→ **Written exercise**:
Find and return each line containing "this".

→ **Extracted entries**:
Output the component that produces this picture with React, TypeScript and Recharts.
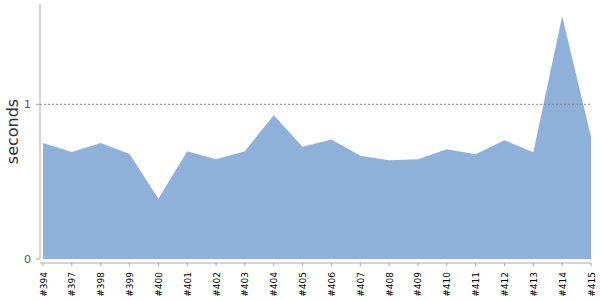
import { Area, AreaChart, ReferenceLine, XAxis, YAxis } from "recharts";

// Build number on the x axis, duration (seconds) on the y axis.
const BUILDS = [
  "#394", "#397", "#398", "#399", "#400", "#401", "#402", "#403", "#404", "#405",
  "#406", "#407", "#408", "#409", "#410", "#411", "#412", "#413", "#414", "#415",
];
const SECONDS = [
  0.75, 0.692, 0.75, 0.679, 0.389, 0.697, 0.645, 0.697, 0.929, 0.725,
  0.772, 0.667, 0.639, 0.645, 0.71, 0.677, 0.768, 0.69, 1.57, 0.789,
];
const Y_TICKS = [0, 1];
const THRESHOLD = 1;

const data = BUILDS.map((build, i) => ({ build, seconds: SECONDS[i] }));

const AXIS = "#aaa";

function BuildTick({ x, y, payload }: { x?: number; y?: number; payload?: { value: string } }) {
  return (
    <text
      transform={`translate(${(x ?? 0) + 3.5},${y ?? 0}) rotate(-90)`}
      textAnchor="end"
      fontSize={9}
      fill="#000"
    >
      {payload?.value}
    </text>
  );
}

function SecondsLabel({ viewBox }: { viewBox?: { x: number; y: number; height: number } }) {
  if (!viewBox) return null;
  const cx = viewBox.x + 17.5;
  const cy = viewBox.y + viewBox.height / 2;
  return (
    <text
      x={cx}
      y={cy}
      transform={`rotate(-90, ${cx}, ${cy})`}
      textAnchor="middle"
      fontSize={16}
      fill="#333"
    >
      seconds
    </text>
  );
}

export default function App() {
  return (
    <div style={{ position: "absolute", left: 0, top: 0, fontFamily: "DejaVu Sans" }}>
      <AreaChart
        width={600}
        height={300}
        data={data}
        margin={{ top: 4, right: 9, bottom: 0, left: 0 }}
      >
        <XAxis
          dataKey="build"
          interval={0}
          padding={{ left: 3, right: 0 }}
          height={41}
          tickSize={3}
          tickMargin={10}
          axisLine={{ stroke: AXIS, transform: "translate(0,4)" }}
          tickLine={{ stroke: AXIS, transform: "translate(0,4)" }}
          tick={<BuildTick />}
        />
        <YAxis
          width={40}
          domain={[0, (dataMax: number) => dataMax * 1.05]}
          ticks={Y_TICKS}
          tickSize={4}
          tickMargin={5}
          axisLine={{ stroke: AXIS }}
          tickLine={{ stroke: AXIS }}
          tick={{ fontSize: 11, fill: "#555" }}
          label={<SecondsLabel />}
        />
        <Area
          type="linear"
          dataKey="seconds"
          stroke="none"
          fill="#8FB0D9"
          fillOpacity={1}
          dot={false}
          activeDot={false}
          isAnimationActive={false}
        />
        <ReferenceLine y={THRESHOLD} stroke="#888" strokeDasharray="2 2" />
      </AreaChart>
    </div>
  );
}
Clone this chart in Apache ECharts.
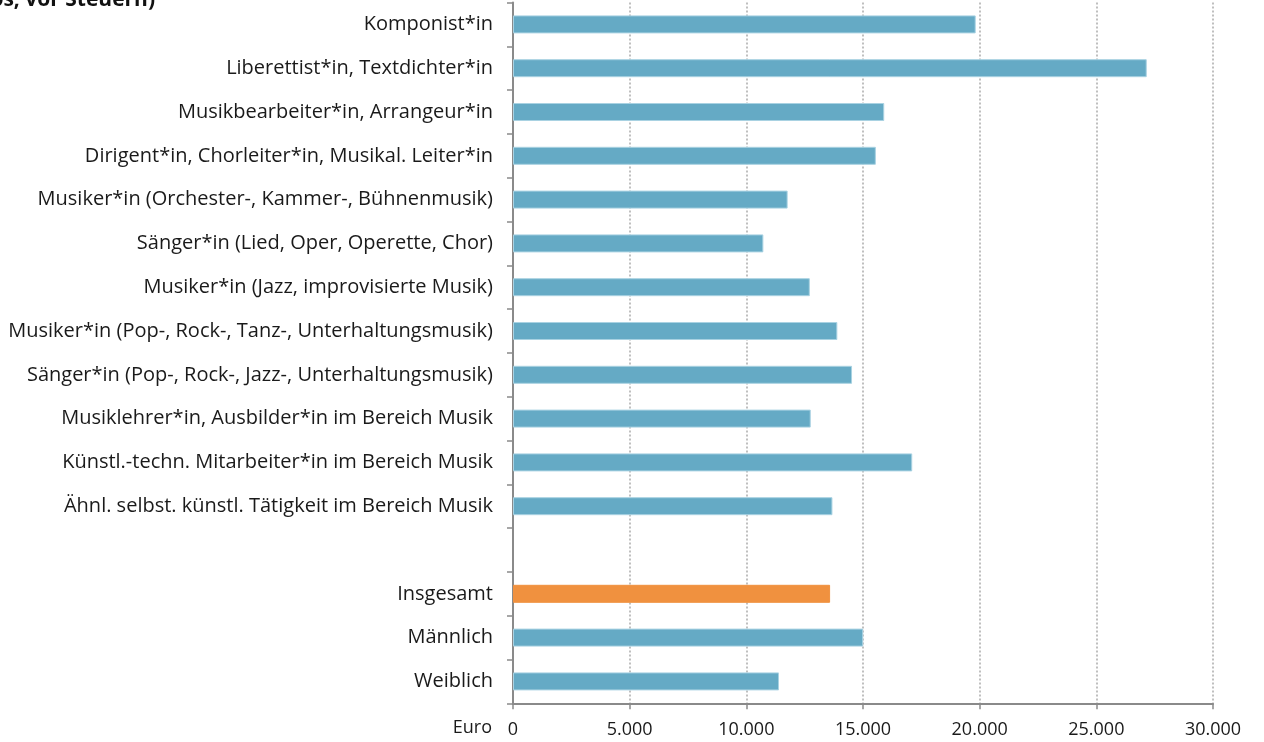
<!DOCTYPE html>
<html><head><meta charset="utf-8">
<script src="https://cdn.jsdelivr.net/npm/echarts@6/dist/echarts.min.js"></script>
<style>html,body{margin:0;padding:0;background:#fff}#c{width:1264px;height:742px}</style>
</head><body><div id="c"></div>
<script>
const categories = [
  'Komponist*in',
  'Liberettist*in, Textdichter*in',
  'Musikbearbeiter*in, Arrangeur*in',
  'Dirigent*in, Chorleiter*in, Musikal. Leiter*in',
  'Musiker*in (Orchester-, Kammer-, Bühnenmusik)',
  'Sänger*in (Lied, Oper, Operette, Chor)',
  'Musiker*in (Jazz, improvisierte Musik)',
  'Musiker*in (Pop-, Rock-, Tanz-, Unterhaltungsmusik)',
  'Sänger*in (Pop-, Rock-, Jazz-, Unterhaltungsmusik)',
  'Musiklehrer*in, Ausbilder*in im Bereich Musik',
  'Künstl.-techn. Mitarbeiter*in im Bereich Musik',
  'Ähnl. selbst. künstl. Tätigkeit im Bereich Musik',
  '',
  'Insgesamt',
  'Männlich',
  'Weiblich'
];
const values = [19830, 27160, 15910, 15550, 11770, 10730, 12720, 13900, 14530, 12760, 17110, 13690, null, 13590, 15010, 11400];
const highlightCategory = 'Insgesamt';
const xTicks = [0, 5000, 10000, 15000, 20000, 25000, 30000];

const blue = '#65aac5', orange = '#f0913f';
const fontFam = '"Open Sans", sans-serif';
const chart = echarts.init(document.getElementById('c'), null, {renderer: 'canvas'});
const fmt = v => String(v).replace(/\B(?=(\d{3})+(?!\d))/g, '.');
chart.setOption({
  animation: false,
  grid: {left: 513, right: 51, top: 2.5, bottom: 38.7, containLabel: false},
  graphic: [
    {type: 'text', right: 1109, top: -10, style: {text: 'Durchschnittliches Jahreseinkommen (in Euros, vor Steuern)', font: 'bold 21px ' + fontFam, fill: '#111', textAlign: 'right'}},
    {type: 'text', right: 772, top: 719, style: {text: 'Euro', font: '18px ' + fontFam, fill: '#1a1a1a'}}
  ],
  xAxis: {
    type: 'value', min: xTicks[0], max: xTicks[xTicks.length - 1], interval: 5000,
    axisLine: {show: true, lineStyle: {color: '#8a8a8a', width: 2}},
    axisTick: {show: true, length: 6, lineStyle: {color: '#8a8a8a', width: 1.5}},
    axisLabel: {formatter: fmt, color: '#1a1a1a', fontSize: 18, fontFamily: fontFam, margin: 18},
    splitLine: {show: true, lineStyle: {color: '#aaa', type: [2, 2], width: 1.5}}
  },
  yAxis: {
    type: 'category', data: categories, inverse: true,
    axisLine: {show: true, lineStyle: {color: '#8a8a8a', width: 2}},
    axisTick: {show: true, length: 6, interval: 0, lineStyle: {color: '#8a8a8a', width: 1.5}},
    axisLabel: {color: '#1a1a1a', fontSize: 20, fontFamily: fontFam, margin: 20, interval: 0}
  },
  series: [{
    type: 'bar', barWidth: 18,
    data: values.map((v, i) => categories[i] === highlightCategory ? {value: v, itemStyle: {color: orange, borderColor: orange}} : v),
    itemStyle: {color: blue, borderColor: '#a9d2e2', borderWidth: 1}
  }]
});
</script></body></html>
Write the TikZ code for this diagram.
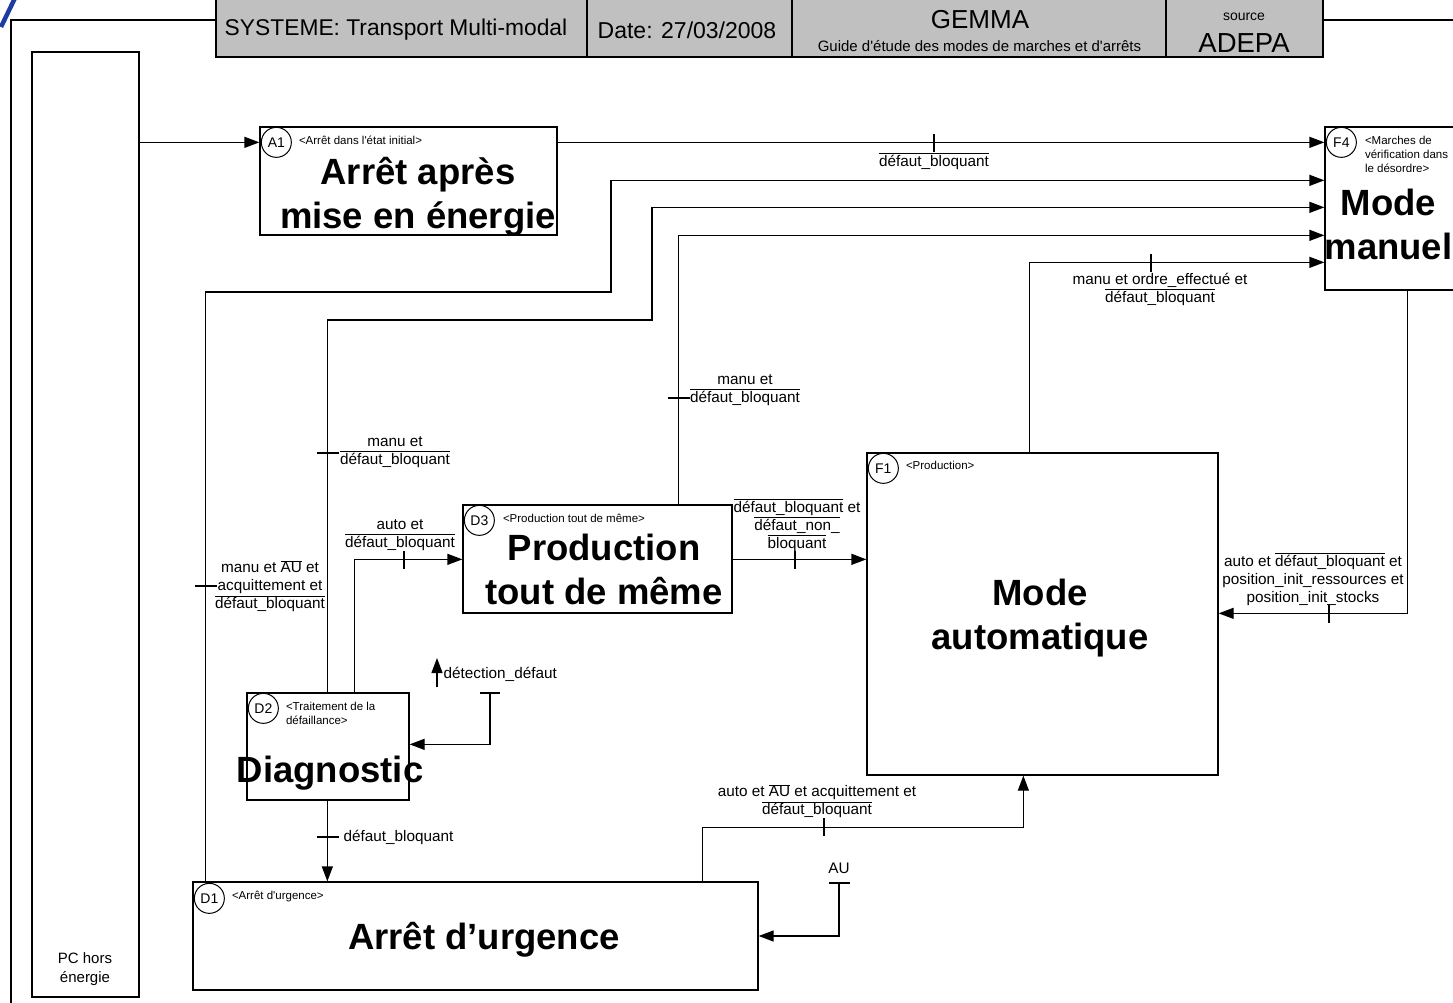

→ **Worked solution**:
Output the component that produces this picture with React, TypeScript and Recharts.
Clone this chart in Apache ECharts.
Write the TikZ code for this diagram.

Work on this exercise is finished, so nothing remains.